With the right process, you can fix anything. In this video, you’ll learn about a network troubleshooting methodology that will help you find the solution to all of your problems.
<< Previous: Basic Forensic ConceptsNext: Command Line Tools >>
When something is broken on the network, it can be a challenge to find where the problem is and how to resolve it. In this video, we’ll look at a troubleshooting process that will help you solve any problems on your network. If you don’t know what’s happening, then you certainly can’t fix it. So your first step should be to gather as much information as possible.
You want to even try to duplicate the problem if you can. That way it will be easier to test if the problem was resolved later. You may be able to identify one or even many different symptoms that might be occurring because of this particular problem. Make sure you document all of these because you may find that the problem only resolves some of the symptoms, and you might end up having multiple problems on the network.
You can always talk to your users. They are a very good source of information. They’ll tell you exactly what they’re seeing or exactly the experiences they are having while this problem is occurring. And you need to find out if anything changed. If you have a formal change control process, it may be very easy to go back to your documentation and see the last date and time and the details of that change, or you may want to find out if anybody might be in the wiring closet right now moving cables around.
You want to look at each one of these problems individually to try to determine where the problem is happening. If you can, break the problems into smaller pieces and try to resolve a piece of the problem at a time. Now that we’ve gathered all of this information, we should take a step back and think about all of the different things that might be causing this particular problem. We should start with the obvious things, or certainly the things that are most common on our network, but we should really consider every possible thing that’s out there. Even things that might not be completely obvious at first may still have something to do with the problem at hand.
We should then make a list of every possible cause for this particular problem. We should, of course, start with the easiest things on the top, but we want to list out as many as possible so that we can then make a determination from this list where we should start and where we should stop with our troubleshooting process. It’s now time to put our list of theories to the test. So we’ll start with the very first theory that should be the easiest one, and we’ll see if that resolves our particular problem. We’ll then want to evaluate– was this something that resolved the issue or did it not resolve the issue?
And if it didn’t work, then we need to try the next theory on our list, or we may need to go back to the drawing board and come up with a completely different list of theories that might be associated with this issue. This might also be the point in the troubleshooting process where we bring in additional help. Now that we’ve collected all of the information, we can now provide that to an expert who might give us some more ideas about how we might resolve this issue.

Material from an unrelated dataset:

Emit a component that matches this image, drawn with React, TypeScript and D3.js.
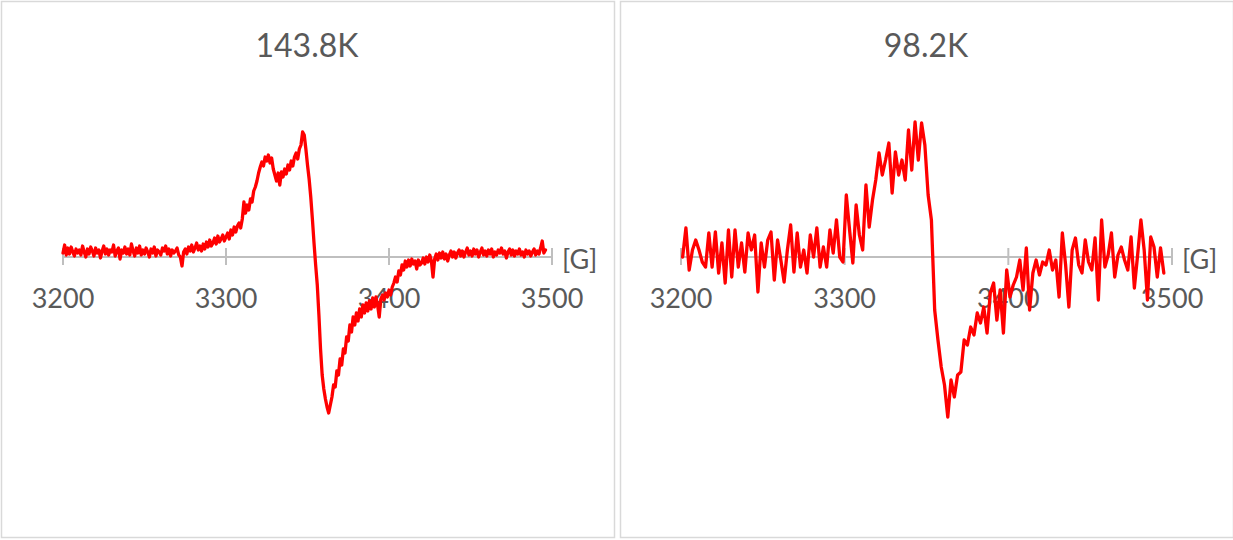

If we’ve created a theory, we’ve tested it, and we see that in our lab, this resolves the problem, then now it’s time to apply that particular fix to the actual issue at hand. We want to build a plan that will allow us to implement this fix in the easiest way possible. In many cases, you can’t change anything on the network or with any of your devices during production hours. You might have to schedule a change control so that you can come in and apply this particular fix.
When you implement a plan like this, you need to have a plan A, a plan B, and perhaps even a plan C. Sometimes implementing the fix can cause problems with something else or it’s not able to be implemented in the way that you thought. This might also be a good time to have a back out plan. If you implement this and something else is having a problem, you need to have some way to get everything back to the way it was before you started this process. When the change control window arrives, you now have exactly a plan of what needs to be done during this very short window.
Sometimes you may need third party assistance to be able to get everything done at once, and it’s at this phase where you’re really doing the work to implement the fix. We don’t know if we really fixed anything until a test has been done. So a test should be a normal part of your implementation plan. You may even want to bring in the customer or the end user and have them perform the test as well so they can determine if this really resolved the problem or if the problem still exists.
This might also be a good time to put in a preventative measure. That way we can put some things in place that might help prevent this problem from occurring in the future. There’s nothing more frustrating than running across a problem and realizing this is the exact same problem you had a year ago except you can’t remember how you fixed it a year ago. That’s why documenting exactly what happened is so important. You can document what this problem was and what your fix was for this particular problem, that way you can refer back to it at any time in the future.
You might also want to create a database for this information. It’s common for Help Desk software to have ticketing features and database functionality built in so that when somebody is opening a ticket, you can reference things that have already been done to fix this problem in the past. If you want a good example of how documentation could help you, you should look at this document from Google Research.
This is “Failure Trends in a Large Disk Drive Population.” Google documented every time a hard drive failed, the circumstances around that hard drive, how long the hard drive had been installed, and many other characteristics. And from that, they were able to make a determination and a prediction on when drives might fail based on all of this documentation that they created. So that’s our network troubleshooting process. We’ll identify where the problems are, we’ll create some theories about resolving the issue, and then we’ll test those to see if they really resolve the issue.
And if they do, we can then create a plan to implement the fix. We can actually put the plan into place, make sure that everything is working properly at that point, document what we did, and now everything is back up and running. And by following these very standard set of troubleshooting tasks, we can resolve any type of issue we might find on our network.